Dimension of classifying space of a group

No. Baumslag-Solitar groups of type $(1, n)$, which are semidirect products $\Bbb Z \ltimes \Bbb Z[1/n]$ have finite two-dimensional classifying spaces, but $\Bbb Z[1/n]$ clearly cannot have one-dimensional classifying space.

Famous examples come from the so-called Bestvina-Brady groups. Given a simplicial graph $\Gamma$, define the right-angled Artin group $A(\Gamma)$ as $$\langle \text{$u$ vertex of $\Gamma$} \mid [u,v]=1 \text{ if $\{u,v\}$ is an edge of $\Gamma$} \rangle.$$ Sending each generator to $1$ yields a morphism $A(\Gamma) \to \mathbb{Z}$, and its kernel $BB_\Gamma$ is referred to as a Bestvina-Brady group.

If $\Gamma$ is finite, then $A(\Gamma)$ admits a finite classifying space of dimension $\mathrm{clique}(\Gamma)$ (:= maximal cardinality of a complete subgraph in $\Gamma$), but $BB_\Gamma$ may not have good finiteness properties.

Theorem. $BB_\Gamma$ is of type $F_n$ (i.e. admits a classifying space with finite $n$-skeleton) if and only if the flag completion of $\Gamma$ is $(n-1)$-connected.

If $\Gamma$ is a pair of isolated vertices, then we recover the example mentioned by Andy Putman in the comments. Here, $BB_\Gamma$ is not even finitely generated (because $\Gamma$ is not connected). If $\Gamma$ is a $4$-cycle, then $BB_\Gamma$ is finitely generated but not finitely presented, so it does not admit a classifying space with a finite $2$-skeleton. (This example was initially due to Stallings and Bieri.) You can find examples which are of type $F_n$ but not $F_{n-1}$ for every $n \geq 2$ by considering high dimensional spheres.

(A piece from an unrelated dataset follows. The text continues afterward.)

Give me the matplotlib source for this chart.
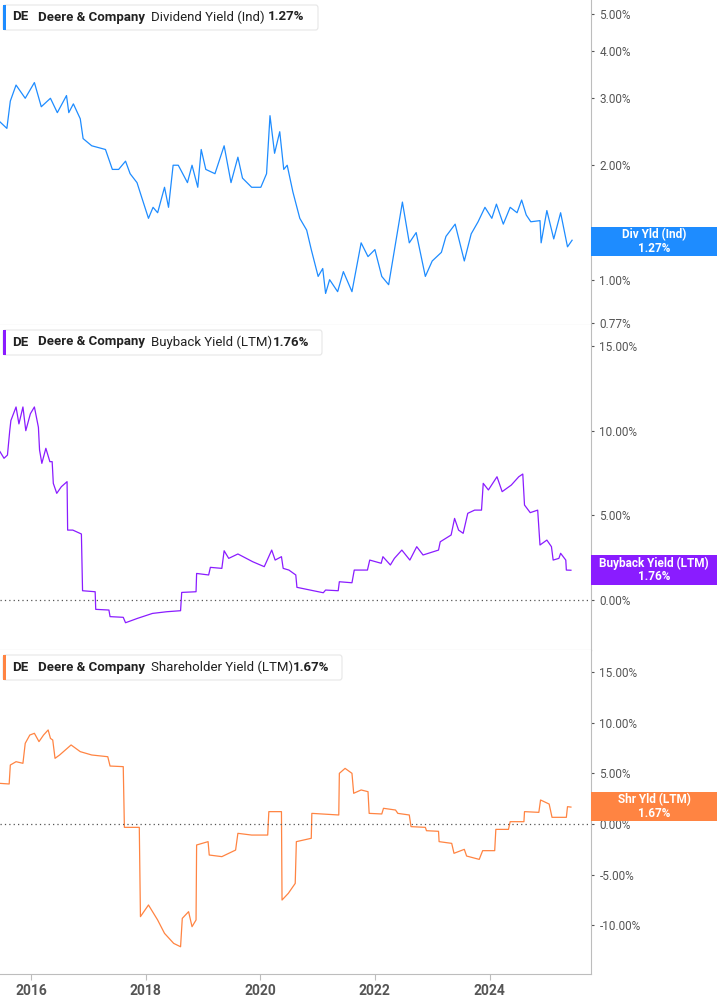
import matplotlib
matplotlib.use("Agg")
from matplotlib import pyplot as plt
from matplotlib.patches import Rectangle, FancyBboxPatch
from matplotlib.ticker import FixedLocator, NullLocator

plt.rcParams['font.family'] = 'Roboto'

# Dividend yield (Ind), %
div_years = [2015.46, 2015.58, 2015.64, 2015.74, 2015.90, 2016.06, 2016.18, 2016.34, 2016.46, 2016.62,
             2016.66, 2016.74, 2016.86, 2016.91, 2017.06, 2017.30, 2017.42, 2017.53, 2017.65, 2017.73,
             2017.85, 2017.93, 2018.05, 2018.13, 2018.21, 2018.33, 2018.40, 2018.48, 2018.57, 2018.73,
             2018.81, 2018.91, 2018.97, 2019.05, 2019.21, 2019.37, 2019.49, 2019.61, 2019.69, 2019.85,
             2020.01, 2020.11, 2020.17, 2020.25, 2020.34, 2020.41, 2020.47, 2020.57, 2020.69, 2020.81,
             2020.89, 2021.01, 2021.09, 2021.14, 2021.21, 2021.35, 2021.45, 2021.60, 2021.76, 2021.88,
             2022.00, 2022.12, 2022.24, 2022.48, 2022.60, 2022.72, 2022.88, 2023.00, 2023.16, 2023.24,
             2023.40, 2023.56, 2023.68, 2023.80, 2023.92, 2024.04, 2024.12, 2024.24, 2024.36, 2024.48,
             2024.56, 2024.64, 2024.72, 2024.88, 2024.90, 2025.00, 2025.12, 2025.24, 2025.36, 2025.44]
div_vals = [2.60, 2.50, 2.95, 3.25, 3.00, 3.30, 2.85, 3.00, 2.75, 3.05,
            2.75, 2.90, 2.65, 2.35, 2.25, 2.20, 1.95, 1.95, 2.05, 1.90,
            1.80, 1.65, 1.45, 1.55, 1.50, 1.75, 1.55, 2.00, 2.00, 1.80,
            2.00, 1.75, 2.20, 1.95, 1.90, 2.25, 1.80, 2.10, 1.85, 1.75,
            1.75, 1.90, 2.70, 2.15, 2.45, 1.95, 2.00, 1.70, 1.45, 1.35,
            1.20, 1.02, 1.07, 0.92, 1.00, 0.93, 1.05, 0.93, 1.25, 1.15,
            1.20, 1.02, 0.97, 1.60, 1.25, 1.33, 1.02, 1.12, 1.18, 1.30,
            1.40, 1.12, 1.32, 1.42, 1.55, 1.45, 1.58, 1.40, 1.55, 1.50,
            1.62, 1.48, 1.42, 1.43, 1.25, 1.52, 1.28, 1.50, 1.22, 1.27]

# Buyback yield (LTM), %
bb_years = [2015.46, 2015.53, 2015.59, 2015.63, 2015.65, 2015.74, 2015.79, 2015.86, 2015.91, 2015.99,
            2016.06, 2016.13, 2016.15, 2016.19, 2016.26, 2016.33, 2016.37, 2016.39, 2016.45, 2016.53,
            2016.63, 2016.64, 2016.73, 2016.88, 2016.90, 2017.12, 2017.13, 2017.36, 2017.38, 2017.61,
            2017.65, 2017.86, 2018.12, 2018.37, 2018.61, 2018.63, 2018.88, 2018.89, 2019.10, 2019.13,
            2019.33, 2019.37, 2019.45, 2019.61, 2019.87, 2020.07, 2020.20, 2020.26, 2020.37, 2020.40,
            2020.50, 2020.62, 2020.64, 2020.87, 2021.10, 2021.14, 2021.36, 2021.38, 2021.60, 2021.64,
            2021.87, 2021.91, 2022.11, 2022.14, 2022.27, 2022.34, 2022.47, 2022.61, 2022.73, 2022.84,
            2023.11, 2023.14, 2023.33, 2023.39, 2023.46, 2023.54, 2023.62, 2023.74, 2023.86, 2023.89,
            2023.98, 2024.13, 2024.22, 2024.38, 2024.51, 2024.58, 2024.61, 2024.71, 2024.84, 2024.88,
            2025.00, 2025.08, 2025.11, 2025.21, 2025.24, 2025.33, 2025.34, 2025.42]
bb_vals = [8.76, 8.37, 8.56, 10.0, 10.6, 11.4, 10.4, 11.4, 10.0, 11.0,
           11.4, 10.2, 8.86, 8.07, 8.96, 8.17, 8.17, 6.89, 6.30, 6.69,
           6.99, 4.13, 4.13, 3.90, 0.55, 0.49, -0.55, -0.59, -0.98, -1.02,
           -1.34, -1.08, -0.79, -0.69, -0.63, 0.45, 0.49, 1.57, 1.48, 1.93,
           1.87, 2.91, 2.46, 2.72, 2.26, 1.97, 2.95, 2.36, 2.56, 1.87,
           1.77, 1.48, 0.75, 0.59, 0.43, 0.59, 0.55, 1.08, 1.02, 1.77,
           1.77, 2.36, 2.17, 2.56, 2.07, 2.46, 2.95, 2.36, 3.15, 2.66,
           2.95, 3.44, 3.84, 4.82, 4.13, 3.94, 5.12, 5.31, 5.31, 6.89,
           6.50, 7.28, 6.40, 6.79, 7.28, 7.44, 5.61, 5.16, 5.31, 3.25,
           3.54, 3.15, 2.36, 2.46, 2.76, 2.36, 1.77, 1.76]

# Shareholder yield (LTM), %
sh_years = [2015.46, 2015.62, 2015.64, 2015.74, 2015.86, 2015.90, 2015.98, 2016.06, 2016.14, 2016.22,
            2016.30, 2016.34, 2016.38, 2016.42, 2016.50, 2016.70, 2016.86, 2017.06, 2017.34, 2017.38,
            2017.61, 2017.63, 2017.89, 2017.91, 2018.05, 2018.21, 2018.33, 2018.49, 2018.61, 2018.64,
            2018.75, 2018.81, 2018.88, 2018.89, 2019.09, 2019.11, 2019.33, 2019.57, 2019.61, 2019.85,
            2020.13, 2020.15, 2020.37, 2020.38, 2020.49, 2020.61, 2020.63, 2020.89, 2020.90, 2021.37,
            2021.38, 2021.48, 2021.60, 2021.63, 2021.76, 2021.88, 2021.90, 2022.12, 2022.15, 2022.36,
            2022.40, 2022.60, 2022.63, 2022.88, 2022.90, 2023.11, 2023.12, 2023.34, 2023.38, 2023.56,
            2023.60, 2023.82, 2023.88, 2024.09, 2024.11, 2024.33, 2024.36, 2024.60, 2024.61, 2024.86,
            2024.89, 2025.04, 2025.09, 2025.34, 2025.36, 2025.42]
sh_vals = [4.01, 3.95, 5.82, 6.15, 5.99, 7.96, 8.78, 8.95, 8.13, 8.78,
           9.28, 8.45, 8.29, 6.48, 6.81, 7.80, 7.14, 6.81, 6.64, 5.72,
           5.66, -0.33, -0.33, -9.14, -7.99, -9.47, -10.79, -11.78, -12.11, -9.31,
           -8.65, -10.13, -9.47, -2.07, -1.74, -3.06, -3.22, -2.57, -0.92, -1.09,
           -1.09, 1.22, 1.22, -7.50, -6.84, -5.86, -1.74, -1.41, 1.05, 0.89,
           5.00, 5.49, 5.00, 3.03, 3.36, 3.19, 1.05, 0.99, 1.55, 1.38,
           1.05, 0.89, -0.26, -0.33, -0.66, -0.72, -1.74, -1.91, -2.89, -2.50,
           -3.16, -3.49, -2.63, -2.63, -0.53, -0.53, 0.23, 0.23, 1.22, 1.15,
           2.37, 1.97, 0.66, 0.66, 1.71, 1.67]

year_ticks = [2016, 2018, 2020, 2022, 2024]
div_ticks = [0.77, 1, 2, 3, 4, 5]
bb_ticks = [0, 5, 10, 15]
sh_ticks = [-10, -5, 0, 5, 10, 15]

BLUE = '#1e8cff'
PURPLE = '#8a1cff'
ORANGE = '#ff8442'
GRID = '#bdbdbd'
TXT = '#555555'

W, H = 717, 1005
fig = plt.figure(figsize=(W / 100, H / 100), dpi=100)


def fx(px):
    return px / W


def fy(py):
    return 1 - py / H


panels = [
    (0, 325, div_years, div_vals, BLUE, 'log', (0.76, 5.44), div_ticks,
     'Dividend Yield (Ind)', '1.27%', 268, 318, 'Div Yld (Ind)\n1.27%', 227, 256),
    (325, 650, bb_years, bb_vals, PURPLE, 'linear', (-2.95, 16.24), bb_ticks,
     'Buyback Yield (LTM)', '1.76%', 273, 322, 'Buyback Yield (LTM)\n1.76%', 555, 585),
    (650, 974, sh_years, sh_vals, ORANGE, 'linear', (-14.8, 17.17), sh_ticks,
     'Shareholder Yield (LTM)', '1.67%', 293, 342, 'Shr Yld (LTM)\n1.67%', 792, 821),
]

for i, (top, bot, xs, ys, col, scale, ylim, ticks, metric, last, vx, boxr, tag, t0, t1) in enumerate(panels):
    ax = fig.add_axes([0, fy(bot), fx(591), (bot - top) / H])
    ax.plot(xs, ys, color=col, lw=0.9)
    ax.set_yscale(scale)
    ax.set_ylim(*ylim)
    ax.set_xlim(2015.46, 2025.77)
    ax.yaxis.tick_right()
    ax.yaxis.set_major_locator(FixedLocator(ticks))
    ax.yaxis.set_minor_locator(NullLocator())
    ax.set_yticklabels(['%.2f%%' % t for t in ticks])
    ax.tick_params(axis='y', colors=TXT, labelsize=8.5, length=2, pad=4, labelcolor=TXT)
    for s in ['left', 'top']:
        ax.spines[s].set_visible(False)
    ax.spines['right'].set_color(GRID)
    ax.spines['bottom'].set_color(GRID)
    if scale == 'linear':
        ax.axhline(0, color='#555555', lw=0.9, ls=(0, (1, 2.5)))
    ax.xaxis.set_major_locator(FixedLocator(year_ticks))
    if i == 2:
        ax.set_xticklabels([str(y) for y in year_ticks])
        ax.tick_params(axis='x', colors=GRID, labelcolor=TXT, labelsize=10, length=4)
        for t in ax.get_xticklabels():
            t.set_fontweight('bold')
    else:
        ax.tick_params(axis='x', length=0, labelbottom=False)

    # legend box top-left
    box = FancyBboxPatch((fx(3), fy(top + 30)), fx(boxr - 3), (25 / H),
                         boxstyle='round,pad=0,rounding_size=0.003', transform=fig.transFigure,
                         facecolor='white', edgecolor='#e6e6e6', lw=0.8, zorder=5)
    fig.add_artist(box)
    fig.add_artist(Rectangle((fx(3), fy(top + 30)), fx(3), 25 / H, transform=fig.transFigure,
                             facecolor=col, edgecolor='none', zorder=6))
    ty = fy(top + 17)
    fig.text(fx(12), ty, 'DE', fontsize=9.5, fontweight='bold', color='#222222', va='center', zorder=7)
    fig.text(fx(38), ty, 'Deere & Company', fontsize=9.5, fontweight='bold', color='#222222', va='center', zorder=7)
    fig.text(fx(151), ty, metric, fontsize=9.5, color='#222222', va='center', zorder=7)
    fig.text(fx(vx), ty, last, fontsize=9.5, fontweight='bold', color='#222222', va='center', zorder=7)

    # right value tag
    fig.add_artist(Rectangle((fx(591), fy(t1)), fx(W - 591), (t1 - t0) / H, transform=fig.transFigure,
                             facecolor=col, edgecolor='none', zorder=6))
    fig.text(fx(654), fy((t0 + t1) / 2), tag, fontsize=8.5, fontweight='bold', color='white',
             ha='center', va='center', linespacing=1.0, zorder=7)

fig.savefig('out.png', dpi=100)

However, the initial question becomes more interesting if we assume that $N$ already admits a finite classifying space:

Question: Let $G$ be a group and $N \lhd G$ a subgroup such that $G/N \simeq \mathbb{Z}$. Assume that $G$ admits a finite classifying space of dimension $d$ and that $N$ admits a finite classifying space. Is it true that $N$ admits a finite classifying space of dimension $d-1$?

No, not even in the case when $G$ has a 1-dimensional classifying space: if $G$ is free of rank at least two, then for any $N$ with $G/N\cong \mathbb{Z}$, $N$ will be free of infinite rank and so $N$ will need a 1-dimensional classifying space too.

What you get easily is that if $G$ has cohomological dimension $n$ (modulo Eilenberg-Ganea issues for $n=2$ this is the same as the minimal dimension of a classifying space for $G$) then $N$ with $G/N\cong \mathbb{Z}$ cannot have a classifying space whose dimension is lower than $n-1$. Also easily $N$ does have a classifying space of dimension $n$ provided that $G$ does. But both of these possibilities can and do occur.

Concerning the question of whether $N$ can have a finite classifying space, the Euler characteristic gives a simple obstruction. If the Euler characteristic of the classifying space for $G$, $\chi(G)$ is non-zero, then $N$ cannot have a finite classifying space, because Euler characteristics multiply for group extensions and $\chi(\mathbb{Z})=0$, giving $\chi(G)=\chi(N)\chi(\mathbb{Z})=0$ whenever $\chi(N)$ is well-defined.